7. Permission was granted in the First-tier Tribunal and the matter came before me for a hearing. There was no appearance on behalf of the appellants. It was noted that their previous solicitors were no longer representing them, but the Notice of Hearing appeared to have been properly served on the solicitors prior to their withdrawal and therefore the appellants would have had notice of the date, time and place of the hearing. In the circumstances I considered there to be no reason for the appeal not to proceed.
8. Mr McVeety made brief submissions. He accepted that the judge did not have to refer to section 117B specifically, but he submitted that the nub of the respondent’s case was in relation to the judge’s findings on public benefits as there was no evidence to show how the sponsor could support the three appellants. Having said that, Mr McVeety agreed that the case was finely balanced and that there were strong matters in favour of the appellants. He accepted that this was not a decision that a judge could not have come to, but that the question was whether the judge had adequately considered all negative factors in the proportionality balance.
Discussion
9. It seems to me that this is simply a case of the respondent disagreeing with the weight the judge accorded to various factors and with his conclusions on the proportionality balancing exercise. It cannot be said that the judge failed to conduct a proportionality balancing exercise, when that was precisely what he did from [34] to [55]. It cannot be said that he failed to consider the section 117B public interest factors, when he clearly did, noting at [35] that the appellants’ inability to meet the requirements of the immigration rules was a very weighty and significant matter. Neither can it be said that the judge failed to consider the economic well-being public interest factor in section 117B, when he clearly did, at [51] and [52], where he had regard to the sponsor’s financial circumstances. Mr McVeety conceded that a failure to refer to the appellant’s ability to speak English was not a material failing in itself.

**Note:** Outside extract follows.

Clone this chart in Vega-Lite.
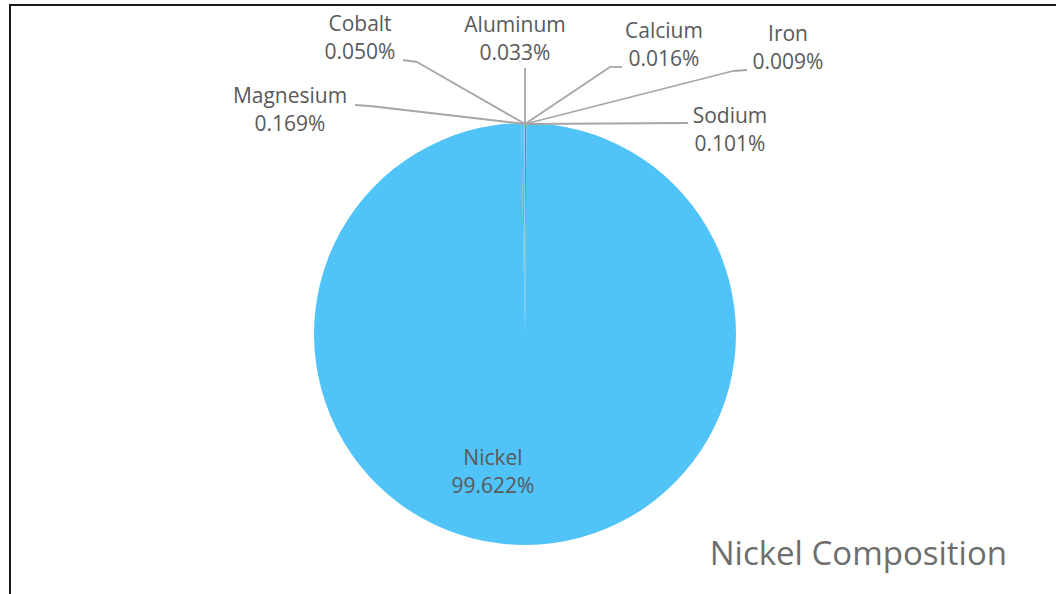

10. The judge was fully aware that the question of recourse to public funds was the weakness in the appellants’ side of the balance, but he was perfectly entitled to conclude that the strong compassionate and other factors in the appellants’ favour outweighed that negative aspect. Indeed, whilst he found at [35] that the requirements of the immigration rules were not met, that was clearly a reference to the ‘mainstream’ immigration rules to which he referred at [20], whereas his conclusion at [53] was effectively that the requirements of GEN.3.2 and GEN.3.3 of Appendix FM were met. Furthermore, the judge’s conclusion that the balancing exercise had to be resolved in the appellants’ favour was based upon the very specific circumstances of their case and the very compassionate circumstances including the risk of serious harm they faced in Syria and the fact that the second and third appellants were children whose best interests lay in being safely reunited with the sponsor in the UK. As Mr McVeety conceded, and as the judge found at [53], this was a finely balanced case with strong compassionate factors in favour of the appellants. It was on that basis, and having given careful consideration to the negative factors, that the judge found the balance ultimately to favour the appellants. That was a conclusion which was cogently reasoned and was fully and properly open to the judge. Accordingly, I find no error of law in his decision.

DECISION
11. The Secretary of State’s appeal is accordingly dismissed. The making of the decision of the First-tier Tribunal did not involve a material error on a point of law requiring it to be set aside. I do not set aside the decision. The decision to allow the appeals therefore stands.